If there’s one thing I’ve seen more than I ever thought possible since getting a gaming PC, it’s the phrase “early access”, only slightly less prevalent than TopShop haul videos on YouTube. It’s a tricky thing too, because on the one hand it means a developer has a multiplayer game they need to stress test for server strength or performance, and sometimes it just means the game is available to buy before it’s finished for some reason. Other times, as in the case of Scourgebringer, it means the dev wants to generate a bit of interest and get some feedback in the process. And Scourgebringer is the sort of game that needs it.
It’s set in a fantasy world where a race of machines has enslaved humanity, holding them in the thrall of a powerful AI called the Scourgebringer. Taking the role of Khyra, you’ll guide her through six worlds (at present only 3 are playable) like a little flame-haired ninja, bouncing off walls with sword and gun. Movement is at the heart of everything in Scourgebringer, as Khyra has an infinite dash move, and can both run up and cling to most surfaces. You’ll chain dashes and attacks to move across each room, destroying the evil machines that uaually spawn in two groups, one after the other.
There’s a cathartic joy to the movement, but the Roguelite nature means failure carries serious weight, something that simply feels unfair when failure is so easy. It’s not that Scourgebringer is overly hard, for its genre it’s really not, it’s more that at the moment it needs some serious balancing and tweaking.
For example, the dash move has no I-frames, and so while you’re zipping around each area with projectiles flying around all over the place, it’s very easy to catch a few in the face.
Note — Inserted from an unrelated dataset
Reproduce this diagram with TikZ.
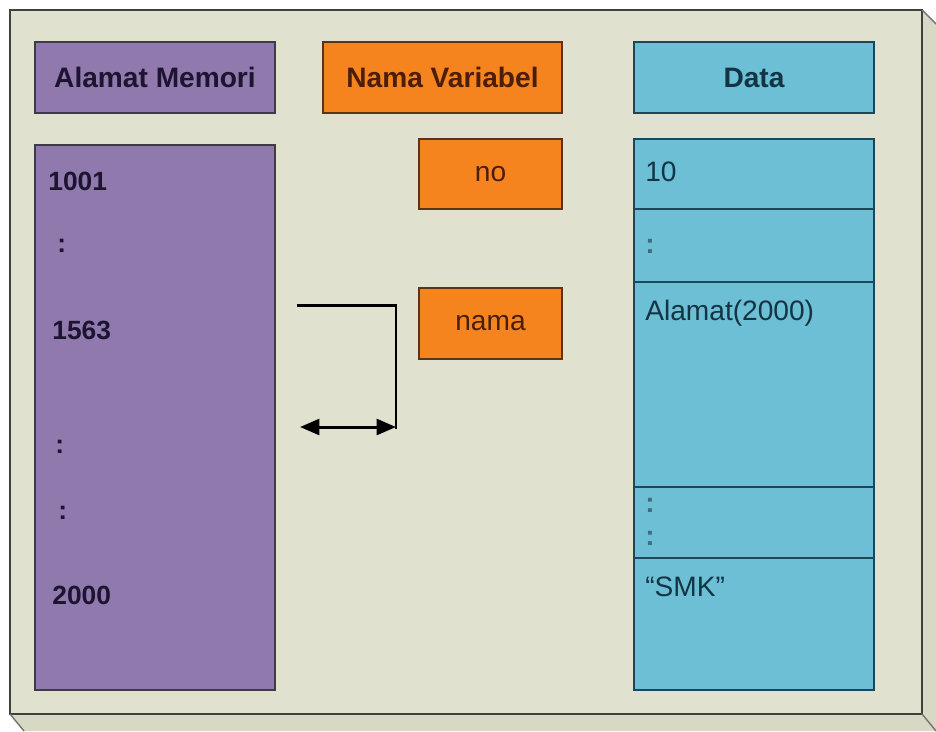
\documentclass[tikz,border=0pt]{standalone}
\usepackage{fontspec}
\setmainfont{Liberation Sans}
\usetikzlibrary{arrows.meta}
\definecolor{facebg}{HTML}{E0E1CE}
\definecolor{bevelbg}{HTML}{D8D9C4}
\definecolor{purp}{HTML}{9079AD}
\definecolor{purpline}{HTML}{3E3A48}
\definecolor{purptext}{HTML}{1C1430}
\definecolor{oran}{HTML}{F5841F}
\definecolor{oranline}{HTML}{5A3418}
\definecolor{orantext}{HTML}{4A1E08}
\definecolor{blu}{HTML}{6CBFD5}
\definecolor{bluline}{HTML}{1D4656}
\definecolor{blutext}{HTML}{123444}
\definecolor{dotgrey}{HTML}{3E6C80}

\begin{document}
\begin{tikzpicture}[x=0.02cm,y=-0.02cm,
  every node/.style={font=\fontsize{16}{18}\selectfont},
  cellbox/.style={rectangle,line width=1.3pt,inner sep=0pt,minimum width=4.8cm},
  purpbox/.style={cellbox,fill=purp,draw=purpline,text=purptext},
  oranbox/.style={cellbox,fill=oran,draw=oranline,text=orantext},
  blubox/.style={cellbox,fill=blu,draw=bluline,text=blutext},
  addr/.style={anchor=west,inner sep=0pt,text=purptext,font=\fontsize{15}{18}\selectfont\bfseries},
  datum/.style={anchor=west,inner sep=0pt,text=blutext},
  ptr/.style={line width=1.7pt,black}]
  \useasboundingbox (0,0) rectangle (936,731);
  \fill[white] (0,0) rectangle (936,731);

  % frame
  \fill[bevelbg] (922,10) -- (936,24) -- (936,731) -- (24,731) -- (10,714) -- (922,714) -- cycle;
  \fill[facebg] (10,10) rectangle (922,714);
  \draw[line width=1.6pt,black!75] (10,714) -- (10,10) -- (922,10) -- (922,714) -- cycle;
  \draw[line width=0.8pt,black!55] (922,10) -- (936,24);
  \draw[line width=0.8pt,black!55] (922,714) -- (936,731);
  \draw[line width=0.8pt,black!55] (10,714) -- (24,731);

  % headers
  \node[purpbox,minimum height=1.42cm] (hdrAlamat) at (155,77.5) {\bfseries Alamat Memori};
  \node[oranbox,minimum width=4.78cm,minimum height=1.42cm] (hdrNama) at (442.5,77.5) {\bfseries Nama Variabel};
  \node[blubox,minimum height=1.42cm] (hdrData) at (754,77.5) {\bfseries Data};

  % alamat memori
  \node[purpbox,minimum height=10.9cm] (mem) at (155,417.5) {};
  \node[addr] (a1001) at (48,181) {1001};
  \node[addr] (dotA) at (57,246) {:};
  \node[addr] (a1563) at (52,330) {1563};
  \node[addr] (dotB) at (55,447) {:};
  \node[addr] (dotC) at (58,513) {:};
  \node[addr] (a2000) at (52,595) {2000};

  % nama variabel
  \node[oranbox,minimum width=2.86cm,minimum height=1.4cm] (varNo) at (490.5,174) {no};
  \node[oranbox,minimum width=2.86cm,minimum height=1.42cm] (varNama) at (490.5,323.5) {nama};

  % data
  \node[blubox,minimum height=1.4cm] (cell1) at (754,174) {};
  \node[blubox,minimum height=1.46cm] (cell2) at (754,245.5) {};
  \node[blubox,minimum height=4.1cm] (cell3) at (754,384.5) {};
  \node[blubox,minimum height=1.42cm] (cell4) at (754,522.5) {};
  \node[blubox,minimum height=2.64cm] (cell5) at (754,624) {};
  \node[datum] (dNo) at (645,172) {10};
  \node[datum,text=dotgrey] (dDotA) at (645,246) {\bfseries :};
  \node[datum] (dNama) at (645,313) {Alamat(2000)};
  \node[datum,text=dotgrey] (dDotB) at (645,505) {\bfseries :};
  \node[datum,text=dotgrey] (dDotC) at (645,538) {\bfseries :};
  \node[datum] (dSmk) at (645,587) {“SMK”};

  % pointer
  \coordinate (ptrStart) at (298,305);
  \coordinate (ptrBend) at (396,305);
  \coordinate (ptrCorner) at (396,427);
  \coordinate (ptrEnd) at (300,427);
  \draw[ptr,line cap=rect] (ptrStart) -- (ptrBend) -- (ptrCorner);
  \draw[ptr,{Triangle[length=11pt,width=9pt]}-{Triangle[length=11pt,width=9pt]}] (ptrEnd) -- (ptrCorner);
\end{tikzpicture}
\end{document}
With limited health and so few ways to replenish what you’ve lost, you’ll often reach bosses with next to nothing left.
One thing I did appreciate was the ammunition economy. You charge Khyra’s pistol by attacking enemies with her sword, so the more aggressive you are, the more ammo you’ll accrue – and her gun is surprisingly devastating. I wouldn’t call it tactical, but you are always considering the tradeoff between burning though ammo knowing you can replenish it or saving it for the tougher foes in each room.
Scourgebringer has great potential. It looks gorgeous, like something grown in the space between Furi and Celeste, and the frenetic action has an addictive rhythm to it, but there’s no doubt that it needs some serious balancing before the full release. With some more work to bring the frantic sword and gunplay up to the same level as the stunning aesthetic, Flying Oak Games could have a genuine hit on their hands.